Paso Doble n°165 : Prose sur le désastre d’Haïti

Publié le 19 janvier 2010 par Toreador


A las cinco de la manana…

Le village Potemkine démocratique

La tragédie d’Haïti fait penser, par ses proportions, à celle du tsunami. Un fléau naturel, un nombre de victimes étourdissant, des dégâts impressionnants, une mobilisation internationale immédiate et massive.

Au-delà de l’épiphénomène et de son épicentre, le drame d’Haïti est le précipité parfait de la grande alchimie de la mondialisation. Ce qui frappe, c’est l’extrême dénuement de la population, sa fragilité, sa vulnérabilité. Les autorités politiques du pays, par ailleurs durement touchées, n’ont pas été en mesure d’organiser les bases de la reprise en main du pays. Elles se sont effondrées, ou presque.
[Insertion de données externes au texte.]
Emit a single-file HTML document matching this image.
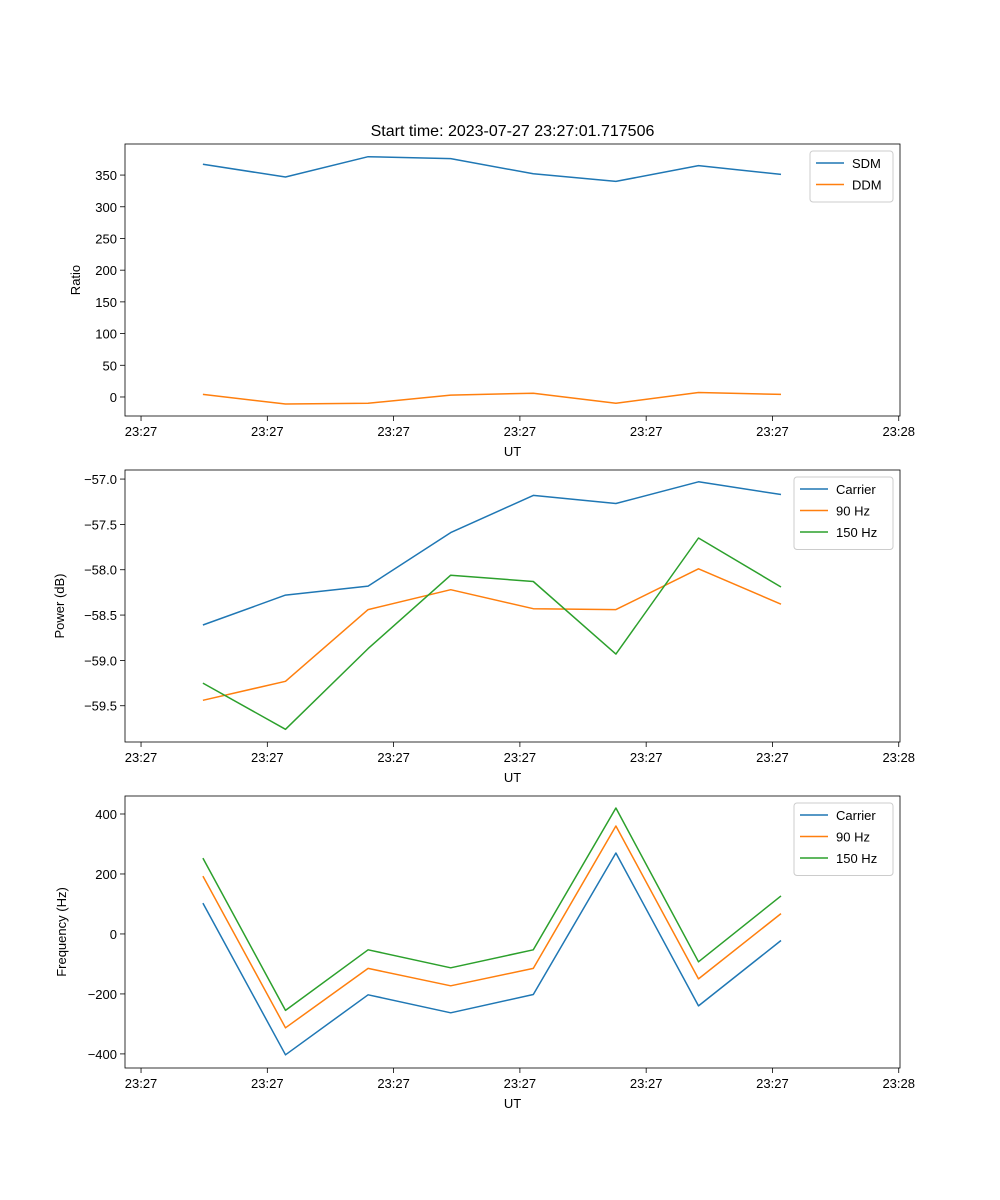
<!DOCTYPE html>
<html><head><meta charset="utf-8"><style>
html,body{margin:0;padding:0;background:#fff;}
svg{display:block;font-family:"Liberation Sans","DejaVu Sans",sans-serif;}
</style></head><body>
<svg id="fig" width="1000" height="1200" xmlns="http://www.w3.org/2000/svg"></svg>
<script>
// shared time axis (seconds after 23:27:00)
const times = [4.9, 11.44, 17.98, 24.52, 31.06, 37.6, 44.14, 50.68];
const xTickVals = [0, 10, 20, 30, 40, 50, 60];
const xTickLabels = ["23:27","23:27","23:27","23:27","23:27","23:27","23:28"];
// panel 1
const sdm = [367, 347, 379, 376, 352, 340, 365, 351];
const ddm = [4, -11, -10, 3, 6, -10, 7, 4];
const ratioTicks = [0, 50, 100, 150, 200, 250, 300, 350];
// panel 2
const powCarrier = [-58.61, -58.28, -58.18, -57.59, -57.18, -57.27, -57.03, -57.17];
const pow90 = [-59.44, -59.23, -58.44, -58.22, -58.43, -58.44, -57.99, -58.38];
const pow150 = [-59.25, -59.76, -58.87, -58.06, -58.13, -58.93, -57.65, -58.19];
const powTicks = [-59.5, -59.0, -58.5, -58.0, -57.5, -57.0];
// panel 3
const frqCarrier = [103, -403, -203, -263, -202, 270, -240, -22];
const frq90 = [193, -313, -115, -173, -115, 360, -150, 68];
const frq150 = [253, -255, -53, -113, -53, 420, -93, 127];
const frqTicks = [-400, -200, 0, 200, 400];

const NS="http://www.w3.org/2000/svg";
const svg=document.getElementById('fig');
function mk(tag,attrs,parent){const e=document.createElementNS(NS,tag);for(const k in attrs)e.setAttribute(k,attrs[k]);(parent||svg).appendChild(e);return e;}
const X0=125,X1=900,XMIN=-1.27,XMAX=60.1;
function sx(t){return X0+(t-XMIN)/(XMAX-XMIN)*(X1-X0);}
const C=["#1f77b4","#ff7f0e","#2ca02c"];
function fmt(v,d){let s=v.toFixed(d);return s.replace('-','\u2212');}

function panel(name,top,bot,ymin,ymax,ticks,dec,ylabel,ylabelX,series,names,leg){
  const g=mk('g',{});
  
  
  const sy=v=>bot-(v-ymin)/(ymax-ymin)*(bot-top);
  // series
  series.forEach((s,i)=>{
    const p=mk('polyline',{points:s.map((v,j)=>sx(times[j]).toFixed(1)+','+sy(v).toFixed(1)).join(' '),fill:'none',stroke:C[i],'stroke-width':1.5,'stroke-linejoin':'round'},g);
    
    
  });
  const fr=mk('rect',{x:X0,y:top,width:X1-X0,height:bot-top,fill:'none',stroke:'#000','stroke-width':0.8},g);
  
  
  xTickVals.forEach((t,i)=>{
    const x=sx(t);
    mk('line',{x1:x,x2:x,y1:bot,y2:bot+5,stroke:'#000','stroke-width':0.8},g);
    const tx=mk('text',{x:x,y:bot+20,'font-size':13,'text-anchor':'middle'},g);
    tx.textContent=xTickLabels[i];
    
    
  });
  const xl=mk('text',{x:(X0+X1)/2,y:bot+40,'font-size':13,'text-anchor':'middle'},g);
  xl.textContent='UT';
  
  
  ticks.forEach(v=>{
    const y=sy(v);
    mk('line',{x1:X0-5,x2:X0,y1:y,y2:y,stroke:'#000','stroke-width':0.8},g);
    const tx=mk('text',{x:X0-8,y:y+5,'font-size':13,'text-anchor':'end'},g);
    tx.textContent=fmt(v,dec);
    
    
  });
  const yl=mk('text',{x:ylabelX,y:(top+bot)/2,'font-size':13,'text-anchor':'middle',transform:`rotate(-90 ${ylabelX} ${(top+bot)/2})`},g);
  yl.textContent=ylabel;
  
  
  // legend
  const lg=mk('g',{},g);
  
  
  mk('rect',{x:leg[0],y:top+7,width:leg[1],height:8+names.length*21.5,rx:3,fill:'#fff','fill-opacity':0.8,stroke:'#ccc','stroke-width':1},lg);
  names.forEach((n,i)=>{
    const y=top+19+i*21.5;
    mk('line',{x1:leg[0]+6,x2:leg[0]+34,y1:y,y2:y,stroke:C[i],'stroke-width':1.5},lg);
    const tx=mk('text',{x:leg[0]+42,y:y+5,'font-size':13},lg);
    tx.textContent=n;
    
    
  });
}
const title=mk('text',{x:512.5,y:136,'font-size':16,'text-anchor':'middle'});
title.textContent='Start time: 2023-07-27 23:27:01.717506';


panel('ratio-panel',144,416,-30,399,ratioTicks,0,'Ratio',80,[sdm,ddm],['SDM','DDM'],[810,83]);
panel('power-panel',470,742,-59.9,-56.9,powTicks,1,'Power (dB)',64,[powCarrier,pow90,pow150],['Carrier','90 Hz','150 Hz'],[794,99]);
panel('frequency-panel',796,1068,-447,460,frqTicks,0,'Frequency (Hz)',66,[frqCarrier,frq90,frq150],['Carrier','90 Hz','150 Hz'],[794,99]);
</script>
</body></html>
Il a fallu une fois de plus que l’ONU et les Etats-Unis interviennent. Sur ce point, Haïti est très représentatif de ces Etats qui ont officiellement tous les attributs de la souveraineté, voire pour partie de la modernité, mais qui en réalité n’ont pas les moyens d’être indépendants.

J’écris qu’Haïti est un Etat « failli » et que cet état de fait découle même de l’organisation du nouvel ordre mondial parce que la dictature des Duvallier (1957-1986) n’a pas survécu à la détente, la fin de la Guerre froide et au vent démocratique qui a soufflé au tournant des années 90. Les occidentaux ont longtemps pensé qu’il suffisait d’amener la démocratie comme bien suprême dans leurs valises pour que celle-ci entraînasse directement la prospérité. Haïti s’est dotée d’une démocratie faible, corrompue et incompétente. C’est dans des cas comme celui-ci qu’on s’aperçoit qu’avant d’épancher sa soif de liberté, l’homme préfère d’abord se nourrir tout court.

Village glocal

Alors a contrario, la mondialisation, et son cortège idéologique fait de libéralisation, de capitalisme et de démocratie, n’ont pas que des mauvais aspects. L’exemple d’Haïti a témoigné de la formidable capacité d’entraide mondiale. Qu’on puisse se mobiliser si vite, si puissamment pour un pays lointain est bien la preuve que la mondialisation a aboli les frontières et que la notion de co-responsabilité citoyenne mondiale progresse.

Oui, Haïti contient en germe les bons et les mauvais cotés de cette nouvelle ère. Peut-être l’addition à régler en urgence aurait été moins lourde si la communauté internationale avait mieux anticipé en amont les besoins de développement de l’île. En tous les cas pour moi, elle montre bien que la tutelle des pays du Nord n’a pas cessé (et ne doit pas cesser) et que plusieurs dizaines d’années (voire dans le cas d’Haïti deux siècles) d’indépendance politique n’ont pas suffi à assurer l’indépendance économique.

Et que par conséquent, nous devrions collectivement nous demander si cela a un sens de vouloir « vendre » les droits de l’homme à des pays qui n’ont pas les moyens de se les acheter.